Ceramah santai yang diberikan di kuti Ajahn Chah kepada sekelompok umat awam, pada suatu malam,
tahun 1978.
Ada dua cara untuk mendukung Ajaran Buddha. Yang pertama dikenal sebagai āmisa-pūjā, mendukung melalui persembahan materi: empat kebutuhan pokok yaitu makanan, pakaian, tempat tinggal dan obat-obatan. Persembahan materi diberikan kepada Saṅgha para bhikkhu dan bhikkhunī, memungkinkan mereka untuk hidup dalam kenyamanan yang wajar untuk praktik Dhamma. Hal ini mendorong kesadaran langsung terhadap ajaran Buddha, yang pada waktunya membawa kemakmuran yang berkelanjutan bagi Agama Buddha. Ajaran Buddha dapat diibaratkan sebagai pohon. Pohon memiliki akar, batang, cabang, ranting dan daun. Semua daun dan cabang, termasuk batang, bergantung pada akar untuk menyerap nutrisi dari tanah. Sama seperti pohon yang bergantung pada akar untuk menyokongnya, tindakan kita dan ucapan kita seperti “cabang” dan “daun,” yang bergantung pada pikiran, “akar,” menyerap nutrisi, yang kemudian mengirimkannya ke “batang”, “cabang” dan “daun.” Ini kemudian menghasilkan buah berupa ucapan dan tindakan kita. Apa pun keadaan pikiran, terampil atau tidak terampil, pikiran mengekspresikan kualitas tersebut ke luar melalui tindakan dan ucapan kita. Karena itu, dukungan kepada ajaran Buddha melalui penerapan nyata dari ajaran adalah jenis dukungan yang paling penting. Sebagai contoh, dalam upacara penetapan sīla di hari uposatha, guru menjelaskan tindakan-tindakan tidak terampil yang harus dihindari. Tapi jika anda hanya menjalani upacara ini tanpa merenungkan maknanya, kemajuan akan sulit dan anda tidak akan
bisa menemukan praktik yang sebenarnya. Oleh karena itu, dukungan yang sebenarnya kepada ajaran Buddha harus dilakukan melalui paṭipatti-pūjā, “persembahan” praktik, mengembangkan pengendalian diri, konsentrasi, dan kebijaksanaan yang sejati. Maka anda akan memahami ajaran Buddha. Jika anda tidak mengerti melalui praktik, anda masih tidak akan tahu, meskipun anda mempelajari seluruh tipiṭaka.

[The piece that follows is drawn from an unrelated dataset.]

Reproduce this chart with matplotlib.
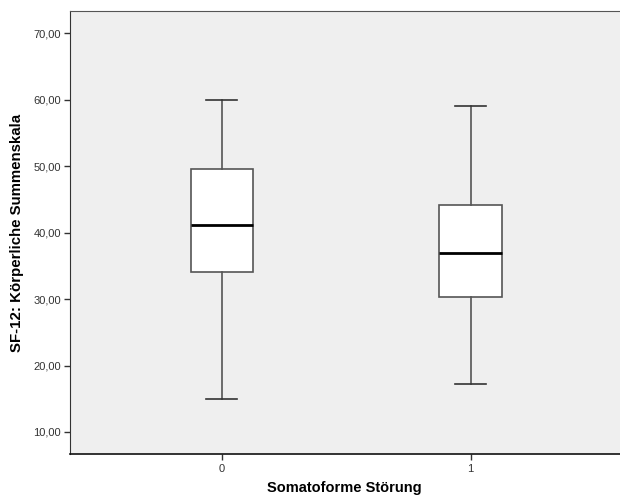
import matplotlib
matplotlib.use("Agg")
import matplotlib.pyplot as plt

plt.rcParams['font.family'] = ['Liberation Sans', 'DejaVu Sans']

categories = ["0", "1"]
whislo = [14.9, 17.2]
q1 = [34.1, 30.3]
med = [41.1, 36.9]
q3 = [49.6, 44.2]
whishi = [60.0, 59.1]
yticks = [10, 20, 30, 40, 50, 60, 70]

stats = []
for i, c in enumerate(categories):
    stats.append(dict(label=c, whislo=whislo[i], q1=q1[i], med=med[i],
                      q3=q3[i], whishi=whishi[i], fliers=[]))

fig = plt.figure(figsize=(6.2, 4.99), dpi=100)
ax = fig.add_axes([0.1121, 0.0902, 0.8879, 0.8878])
ax.set_facecolor('#efefef')

ax.bxp(stats, positions=[0, 1], widths=0.251, patch_artist=True,
       showfliers=False,
       boxprops=dict(facecolor='white', edgecolor='#555555', linewidth=1.2),
       whiskerprops=dict(color='#555555', linewidth=1.2),
       capprops=dict(color='#333333', linewidth=1.2),
       medianprops=dict(color='black', linewidth=2),
       capwidths=0.125)

ax.set_xlim(-0.612, 1.6)
ax.set_ylim(6.69, 73.36)
ax.set_yticks(yticks)
ax.set_yticklabels([f"{v:.2f}".replace('.', ',') for v in yticks])
ax.set_xticks([0, 1])
ax.set_xticklabels(categories)

ax.spines['right'].set_visible(False)
ax.spines['top'].set_color('#555555')
ax.spines['left'].set_color('#333333')
ax.spines['bottom'].set_color('#111111')
ax.spines['bottom'].set_linewidth(1.2)

ax.tick_params(axis='both', labelsize=8, colors='#333333', length=4, width=1)
ax.tick_params(axis='y', pad=2)
ax.tick_params(axis='x', pad=3)

ax.set_xlabel('Somatoforme Störung', fontsize=10.5, fontweight='bold', labelpad=5)
ax.set_ylabel('SF-12: Körperliche Summenskala', fontsize=10.8, fontweight='bold', labelpad=7)

fig.savefig('out.png', dpi=100)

Pada zaman Sang Buddha ada seorang bhikkhu yang dikenal sebagai Tuccho Pothila. Tuccho Pothila sangat terpelajar, benar-benar menguasai kitab suci dan teks. Dia begitu terkenal sehingga dia sangat dihormati oleh orang-orang di mana-mana dan mempunyai 18 vihāra di bawah pengawasannya. Ketika orang mendengar nama “Tuccho Pothila” mereka terkagum-kagum dan tidak ada yang akan berani mempertanyakan apa pun yang dia ajarkan, begitu kagumnya mereka terhadap penguasaannya tentang ajaran. Tuccho Pothila adalah salah satu murid Sang Buddha yang paling terpelajar.
Suatu hari dia pergi untuk memberi hormat kepada Sang Buddha. Saat dia sedang memberi hormat, Sang Buddha berkata, “Ah, halo, Yang Mulia Kitab Suci Kosong!” seperti itu saja! Mereka berbincang-bincang sebentar sampai tiba waktunya untuk pergi, kemudian, saat dia berpamitan kepada Sang Buddha, Sang Buddha berkata, “Oh, sudah mau pergi, Yang Mulia Kitab Suci Kosong?”
Hanya itu saja yang dikatakan oleh Sang Buddha. Saat tiba, “Oh, halo, Yang Mulia Kitab Suci Kosong!”. Saat tiba waktunya untuk pergi “Ah, sudah mau pergi, Yang Mulia Kitab Suci Kosong?” Sang Buddha tidak menjelaskannya lebih lanjut, hanya itu saja ajaran yang Beliau berikan. Tuccho Pothila, guru yang terkemuka, kebingungan, “Mengapa Sang Buddha mengatakan itu? Apa yang Beliau maksud?” Dia berpikir dan berpikir, mengingat-ingat semua yang telah dia pelajari, sampai akhirnya dia sadar, “Benar! Yang Mulia Kitab Suci Kosong – seorang bhikkhu yang belajar tetapi tidak berlatih.” Ketika dia melihat ke dalam hatinya, dia melihat bahwa sesungguhnya dia tidak berbeda dengan umat awam. Apa pun yang mereka cita-citakan, dia juga mencita-citakannya, apa pun yang mereka nikmati, dia juga menikmatinya, tidak ada “samaṇa”1 sejati di dalam dirinya, tidak ada
kualitas yang benar-benar mendalam yang mampu mengukuhkannya di Jalan Mulia dan memberikan ketenangan sejati.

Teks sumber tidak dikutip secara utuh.